Kalman Filter (Projection to first axis)
Kalman Filter Learning Curve
Above we have a plot of the first tap being tracked and, below that, a typical learning curve for my Kalman Filter implementation so far. This learning curve shows that the filter converges very quickly, but has a higher error in its output than that of the Particle Filter. I am hoping to present a comparison of these methods and a combination of them in my class project for my Adaptive Filters class.
Implementation details and equations for the Kalman filter used for the channel equalization problem are given here.
November 15, 2010 - Particle Filtering Update
I have been hard at work on using particle filtering as an alternative tool (as opposed to the LMS algorithm, RLS algorithm, Kalman Filtering, etc) for filter modeling problems. I am hoping to someday apply this to the MCMC Detector to create a robust way of tracking the channel.
To demonstrate some of the work that I have been doing, here are two plots. The bottom one is a plot of a sequential importance sampling (SIS) filter. The top one is a plot of a sequential importance resampling (SIR) filter applied to the same problem.
SIR Particle Filter
SIS Particle Filter
The blue represents the error in the filter output and the received output samples. The additive noise is 0.1 so that is why the error level is so high. The red is calculated by multiplying the difference of each filter tap in the estimated filter with the true filter tap by its complex conjugate and then summing these quantities. It is therefore a measure of the total squared error in the estimate and the filter. There are a total of 32 taps in the filter for this simulation. The filter that is being tracked is a time-varying filter that was calculated through a Gauss=Markov process. Only ten particles were used in both simulations.

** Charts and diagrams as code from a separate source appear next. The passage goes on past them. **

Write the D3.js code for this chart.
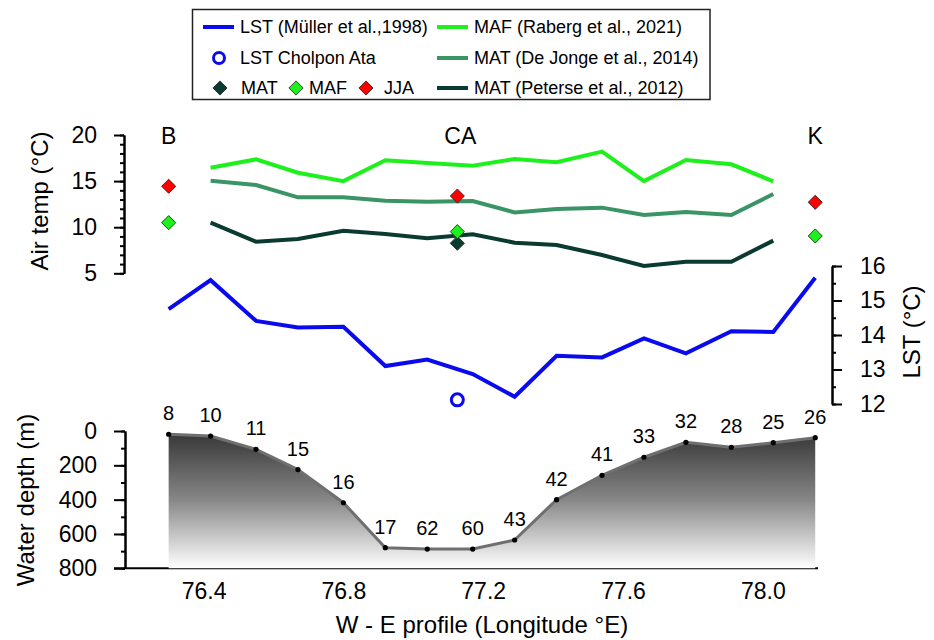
<!DOCTYPE html>
<html>
<head>
<meta charset="utf-8">
<script src="https://cdn.jsdelivr.net/npm/d3@7"></script>
<style>
  body { margin: 0; background: #fff; }
  svg { font-family: "Liberation Sans", Arial, sans-serif; }
  .axis path, .axis line { stroke: #000; stroke-width: 2; }
  .axis text { fill: #000; }
</style>
</head>
<body>
<div id="chart"></div>
<script>
// station longitudes along the W-E transect
var stationLon = [76.30, 76.42, 76.55, 76.67, 76.80, 76.92, 77.04, 77.17,
                  77.29, 77.41, 77.54, 77.66, 77.78, 77.91, 78.03, 78.15];
var lst = [14.75, 15.59, 14.41, 14.22, 14.24, 13.10, 13.29, 12.87,
           12.21, 13.40, 13.35, 13.90, 13.47, 14.11, 14.09, 15.66];
// stations 2..15
var mafRaberg = [16.45, 17.36, 15.91, 15.00, 17.26, 16.96, 16.67, 17.40, 17.04, 18.20, 15.00, 17.29, 16.82, 14.98];
var matDeJonge = [15.04, 14.58, 13.24, 13.24, 12.88, 12.77, 12.84, 11.60, 11.97, 12.12, 11.32, 11.65, 11.32, 13.60];
var matPeterse = [10.50, 8.43, 8.72, 9.62, 9.26, 8.79, 9.23, 8.32, 8.07, 6.98, 5.79, 6.26, 6.26, 8.54];

var depth = [19, 29, 107, 225, 418, 680, 688, 688, 635, 400, 258, 153, 66, 95, 68, 39];
var depthLabels = ["8", "10", "11", "15", "16", "17", "62", "60", "43", "42", "41", "33", "32", "28", "25", "26"];

// weather stations
var sites = ["B", "CA", "K"];
var siteLon = [76.30, 77.126, 78.15];
var siteJJA = [14.44, 13.38, 12.70];
var siteMAF = [10.49, 9.52, 9.05];
var siteMAT = [null, 8.26, null];
var cholponLon = 77.126, cholponLST = 12.12;

var xTicks = [76.4, 76.8, 77.2, 77.6, 78.0];
var tempTicks = [5, 10, 15, 20];
var lstTicks = [12, 13, 14, 15, 16];
var depthTicks = [0, 200, 400, 600, 800];

var col = {lst: "#0a0aee", maf: "#1ef01e", dj: "#3a9466", pet: "#0b3a31", jja: "#ff0000"};

var W = 934, H = 640;
var svg = d3.select("#chart").append("svg")
            .attr("width", W).attr("height", H);

var x = d3.scaleLinear().domain([76.4, 78.0]).range([203.6, 762.8]);
var yT = d3.scaleLinear().domain([5, 20]).range([273.3, 135]);
var yL = d3.scaleLinear().domain([12, 16]).range([404, 266]);
var yD = d3.scaleLinear().domain([0, 800]).range([431, 568.3]);

// ---- axes ----
function minorAxis(axis, ticks, size) {
	return axis.tickValues(ticks).tickSize(size).tickSizeOuter(0).tickFormat("");
}

svg.append("g").attr("class", "axis").attr("transform", "translate(124,0)")
   .call(minorAxis(d3.axisLeft(yT), d3.range(5, 21, 1), 4));
svg.append("g").attr("class", "axis").attr("transform", "translate(124,0)")
   .call(d3.axisLeft(yT).tickValues(tempTicks).tickSize(10).tickSizeOuter(0).tickPadding(17))
   .selectAll("text").style("font-size", "23px");

svg.append("g").attr("class", "axis").attr("transform", "translate(832,0)")
   .call(minorAxis(d3.axisRight(yL), d3.range(12, 16.01, 0.5), 4));
svg.append("g").attr("class", "axis").attr("transform", "translate(832,0)")
   .call(d3.axisRight(yL).tickValues(lstTicks).tickSize(10).tickSizeOuter(0).tickPadding(18)
           .tickFormat(d3.format("d")))
   .selectAll("text").style("font-size", "23px");

svg.append("g").attr("class", "axis").attr("transform", "translate(125,0)")
   .call(minorAxis(d3.axisLeft(yD), d3.range(0, 801, 100), 4));
svg.append("g").attr("class", "axis").attr("transform", "translate(125,0)")
   .call(d3.axisLeft(yD).tickValues(depthTicks).tickSize(11).tickSizeOuter(0).tickPadding(17))
   .selectAll("text").style("font-size", "23px");

// bottom longitude axis (no tick marks)
var xAxisG = svg.append("g").attr("class", "axis").attr("transform", "translate(0,568.3)")
   .call(d3.axisBottom(x).tickValues(xTicks).tickSize(0).tickPadding(14).tickFormat(d3.format(".1f")));
xAxisG.select(".domain").attr("d", "M114,0H818");
xAxisG.selectAll("text").style("font-size", "23px");

// axis titles
svg.append("text").attr("transform", "translate(48,201) rotate(-90)")
   .attr("text-anchor", "middle").style("font-size", "24px").text("Air temp (°C)");
svg.append("text").attr("transform", "translate(34,500) rotate(-90)")
   .attr("text-anchor", "middle").style("font-size", "24px").text("Water depth (m)");
svg.append("text").attr("transform", "translate(920,332) rotate(-90)")
   .attr("text-anchor", "middle").style("font-size", "24px").text("LST (°C)");
svg.append("text").attr("x", 482).attr("y", 633)
   .attr("text-anchor", "middle").style("font-size", "24px").text("W - E profile (Longitude °E)");

// ---- bathymetry ----
var grad = svg.append("defs").append("linearGradient").attr("id", "depthGrad")
   .attr("gradientUnits", "userSpaceOnUse")
   .attr("x1", 0).attr("x2", 0).attr("y1", yD(0)).attr("y2", yD(800));
grad.append("stop").attr("offset", "0%").attr("stop-color", "#343434");
grad.append("stop").attr("offset", "50%").attr("stop-color", "#878787");
grad.append("stop").attr("offset", "100%").attr("stop-color", "#ffffff");

var depthData = stationLon.map((d, i) => ({lon: d, depth: depth[i], label: depthLabels[i]}));

svg.append("path").datum(depthData)
   .attr("fill", "url(#depthGrad)")
   .attr("d", d3.area().x(d => x(d.lon)).y0(yD(800)).y1(d => yD(d.depth)));
svg.append("path").datum(depthData)
   .attr("fill", "none").attr("stroke", "#6f6f6f").attr("stroke-width", 3)
   .attr("d", d3.line().x(d => x(d.lon)).y(d => yD(d.depth)));
svg.selectAll(".dpt").data(depthData).enter().append("circle")
   .attr("cx", d => x(d.lon)).attr("cy", d => yD(d.depth)).attr("r", 2.6).attr("fill", "#000");
svg.selectAll(".dlab").data(depthData).enter().append("text")
   .attr("x", d => x(d.lon)).attr("y", d => yD(d.depth) - 14)
   .attr("text-anchor", "middle").style("font-size", "20px").text(d => d.label);

// ---- temperature lines ----
var lineT = d3.line().x(d => x(d[0])).y(d => yT(d[1]));
var inner = stationLon.slice(1, 15);
[[matPeterse, col.pet], [matDeJonge, col.dj], [mafRaberg, col.maf]].forEach(function(s) {
	svg.append("path").datum(inner.map((d, i) => [d, s[0][i]]))
	   .attr("fill", "none").attr("stroke", s[1]).attr("stroke-width", 4)
	   .attr("d", lineT);
});

svg.append("path").datum(stationLon.map((d, i) => [d, lst[i]]))
   .attr("fill", "none").attr("stroke", col.lst).attr("stroke-width", 4)
   .attr("d", d3.line().x(d => x(d[0])).y(d => yL(d[1])));

svg.append("circle").attr("cx", x(cholponLon)).attr("cy", yL(cholponLST)).attr("r", 6)
   .attr("fill", "#fff").attr("stroke", col.lst).attr("stroke-width", 3);

// site diamonds
var diamond = d3.symbol().type(d3.symbolSquare).size(100);
function diamonds(vals, fill) {
	svg.selectAll(null).data(sites.map((s, i) => [siteLon[i], vals[i]]).filter(d => d[1] != null))
	   .enter().append("path")
	   .attr("d", diamond)
	   .attr("transform", d => "translate(" + x(d[0]) + "," + yT(d[1]) + ") rotate(45)")
	   .attr("fill", fill).attr("stroke", "#222").attr("stroke-width", 0.8);
}
diamonds(siteMAT, col.pet);
diamonds(siteMAF, col.maf);
diamonds(siteJJA, col.jja);

svg.selectAll(".site").data(sites).enter().append("text")
   .attr("x", (d, i) => x(siteLon[i]) + (i == 1 ? 3 : 0)).attr("y", 144)
   .attr("text-anchor", "middle").style("font-size", "23px").text(d => d);

// ---- legend ----
var lg = svg.append("g");
lg.append("rect").attr("x", 192.5).attr("y", 9.5).attr("width", 517.5).attr("height", 90)
  .attr("fill", "#fff").attr("stroke", "#222").attr("stroke-width", 1.5);

var legLines = [
	{x: 203, y: 27, c: col.lst, t: "LST (Müller et al.,1998)"},
	{x: 437, y: 27, c: col.maf, t: "MAF (Raberg et al., 2021)"},
	{x: 437, y: 58, c: col.dj, t: "MAT (De Jonge et al., 2014)"},
	{x: 437, y: 88, c: col.pet, t: "MAT (Peterse et al., 2012)"}
];
legLines.forEach(function(d) {
	lg.append("line").attr("x1", d.x).attr("x2", d.x + 31).attr("y1", d.y).attr("y2", d.y)
	  .attr("stroke", d.c).attr("stroke-width", 4);
	lg.append("text").attr("x", d.x + 37).attr("y", d.y).attr("dy", "0.35em")
	  .style("font-size", "18px").text(d.t);
});
lg.append("circle").attr("cx", 219).attr("cy", 58).attr("r", 5.5)
  .attr("fill", "#fff").attr("stroke", col.lst).attr("stroke-width", 3);
lg.append("text").attr("x", 240).attr("y", 58).attr("dy", "0.35em")
  .style("font-size", "18px").text("LST Cholpon Ata");

[{x: 220, c: col.pet, t: "MAT", tx: 241}, {x: 296, c: col.maf, t: "MAF", tx: 309},
 {x: 366, c: col.jja, t: "JJA", tx: 384}].forEach(function(d) {
	lg.append("path").attr("d", diamond)
	  .attr("transform", "translate(" + d.x + ",88) rotate(45)")
	  .attr("fill", d.c).attr("stroke", "#222").attr("stroke-width", 0.8);
	lg.append("text").attr("x", d.tx).attr("y", 88).attr("dy", "0.35em")
	  .style("font-size", "18px").text(d.t);
});
</script>
</body>
</html>
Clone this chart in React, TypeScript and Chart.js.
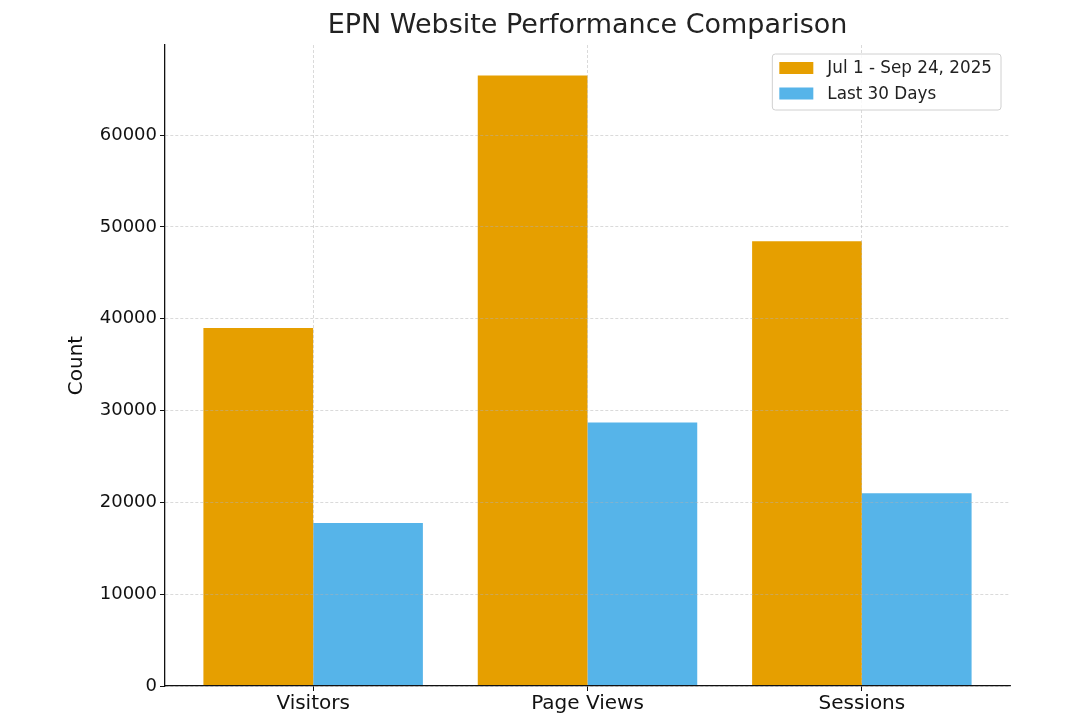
import React, { useEffect, useRef } from 'react';
import { Chart, registerables } from 'chart.js';

Chart.register(...registerables);

const categories = ['Visitors', 'Page Views', 'Sessions'];
const seriesLabels = ['Jul 1 - Sep 24, 2025', 'Last 30 Days'];
const periodValues = [39000, 66500, 48450];
const last30Values = [17750, 28700, 21000];
const yTickValues = [0, 10000, 20000, 30000, 40000, 50000, 60000];
const seriesColors = ['#E69F00', '#56B4E9'];
const chartTitle = 'EPN Website Performance Comparison';
const yAxisTitle = 'Count';

const FONT = '"DejaVu Sans", sans-serif';
const GRID = 'rgba(176,176,176,0.6)';

const overlayPlugin = {
  id: 'overlay',
  afterDraw(chart: any) {
    const ctx = chart.ctx as CanvasRenderingContext2D;
    const a = chart.chartArea;
    ctx.save();
    // title
    ctx.font = `27px ${FONT}`;
    ctx.fillStyle = '#222';
    ctx.textAlign = 'center';
    ctx.textBaseline = 'middle';
    ctx.fillText(chartTitle, (a.left + a.right) / 2, 26);

    // legend
    ctx.font = `16.8px ${FONT}`;
    const textW = Math.max(...seriesLabels.map((l) => ctx.measureText(l).width));
    const bw = 55 + textW + 9;
    const bh = 56;
    const bx = a.right - 9 - bw;
    const by = a.top + 9;
    ctx.beginPath();
    (ctx as any).roundRect(bx, by, bw, bh, 3);
    ctx.fillStyle = 'rgba(255,255,255,0.85)';
    ctx.fill();
    ctx.strokeStyle = '#d0d0d0';
    ctx.lineWidth = 1;
    ctx.stroke();
    ctx.textAlign = 'left';
    ctx.textBaseline = 'middle';
    seriesLabels.forEach((label, i) => {
      const cy = by + 14 + i * 25.5;
      ctx.fillStyle = seriesColors[i];
      ctx.fillRect(bx + 7, cy - 6, 34, 12);
      ctx.fillStyle = '#222';
      ctx.fillText(label, bx + 55, cy + 1);
    });
    ctx.restore();
  },
};

export default function App() {
  const ref = useRef<HTMLCanvasElement>(null);

  useEffect(() => {
    document.body.style.margin = '0';
    Chart.defaults.font.family = FONT;
    const canvas = ref.current!;
    const chart = new Chart(canvas, {
      type: 'bar',
      data: {
        datasets: [
          {
            label: seriesLabels[0],
            data: periodValues.map((v, i) => ({ x: i, y: v })),
            backgroundColor: seriesColors[0],
            borderWidth: 0,
            categoryPercentage: 0.8,
            barPercentage: 1.0,
          },
          {
            label: seriesLabels[1],
            data: last30Values.map((v, i) => ({ x: i, y: v })),
            backgroundColor: seriesColors[1],
            borderWidth: 0,
            categoryPercentage: 0.8,
            barPercentage: 1.0,
          },
        ],
      },
      options: {
        responsive: false,
        animation: false,
        layout: { padding: { top: 45, right: 70, left: 0, bottom: 0 } },
        plugins: {
          legend: { display: false },
          title: { display: false },
          tooltip: { enabled: false },
        },
        scales: {
          x: {
            type: 'linear',
            offset: false,
            min: -0.54,
            max: 2.54,
            afterBuildTicks: (s: any) => {
              s.ticks = categories.map((_, i) => ({ value: i }));
            },
            afterFit: (s: any) => {
              s.height = 34;
            },
            ticks: {
              callback: (v: any) => categories[v] ?? '',
              font: { size: 20 },
              color: '#111',
              padding: 1,
              maxRotation: 0,
              autoSkip: false,
            },
            grid: {
              offset: false,
              color: GRID,
              lineWidth: 0.8,
              tickColor: '#111',
              tickLength: 5,
              tickWidth: 1,
              tickBorderDash: [],
              z: 1,
            },
            border: { color: '#111', width: 1.3, dash: [3, 2], z: 2 },
          },
          y: {
            type: 'linear',
            min: 0,
            max: 69825,
            afterBuildTicks: (s: any) => {
              s.ticks = yTickValues.map((v) => ({ value: v }));
            },
            afterFit: (s: any) => {
              s.width = 165;
            },
            ticks: {
              callback: (v: any) => String(v),
              font: { size: 18 },
              color: '#111',
              padding: 3,
            },
            grid: {
              color: GRID,
              lineWidth: 0.8,
              tickColor: '#111',
              tickLength: 5,
              tickWidth: 1,
              tickBorderDash: [],
              z: 1,
            },
            border: { color: '#111', width: 1.3, dash: [3, 2], z: 2 },
            title: {
              display: true,
              text: yAxisTitle,
              font: { size: 20 },
              color: '#111',
              padding: { top: 65, bottom: 0 },
            },
          },
        },
      },
      plugins: [overlayPlugin],
    } as any);
    return () => chart.destroy();
  }, []);

  return (
    <div style={{ width: 1080, height: 720 }}>
      <canvas ref={ref} width={1080} height={720} style={{ display: 'block' }} />
    </div>
  );
}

I find it interesting that the resampling has some very important and intuitive consequences. First, the SIR filter converges faster. Secondly, it has a lower error after convergence. Thirdly, and most importantly in the case of the time-varying channel is its ability to adapt quickly to sudden changes. You can kind of see this above in that the error in its estimates are less smooth than the error output by the SIS particle filter.
November 9, 2010 - Python and Particle Filtering
Well, I am now working on a particle filter for channel estimation/tracking. I have a working implementation in Python. I have also given some time over to developing a Python implementation for adaptive filtering. Specifically, it includes the LMS (and several variants) for modeling and inverse modeling. I will add the RLS algorithms to it and then post the package here. I am hoping to compare the results of the adaptive filtering algorithms with the particle filter. I am also working on my qualifying exam this semester, so time is tight.
I have thoroughly enjoyed converting most of my numerical work over to Python. It has been fun. There are no Python packages that I am aware of for implementing fading channels. To this end, I am converting my C code which produces a Rayleigh channel through a sum of sinusoids technique (Jakes model and a generalized Jakes model) to Python. I will use SWIG to create an interface between Python and my C code. Both of these provide a fair approximation to Clarke's Model. A filtered white noise model will also be included. More information on Rayleigh fading can be found here.
A preliminary version of the python package can be downloaded here. If you read the readme.txt file, then you will find brief instructions on how to use it for your own simulations. More information regarding the process used for the simulation is given in the following paper: Improved Models for the Generation of Multiple Uncorrelated Rayleigh Fading Waveforms by Yahong R. Zheng and Chengshan Xiao. It was published in IEEE Communications Letters 2002. Note: The current package only works on linux-based systems.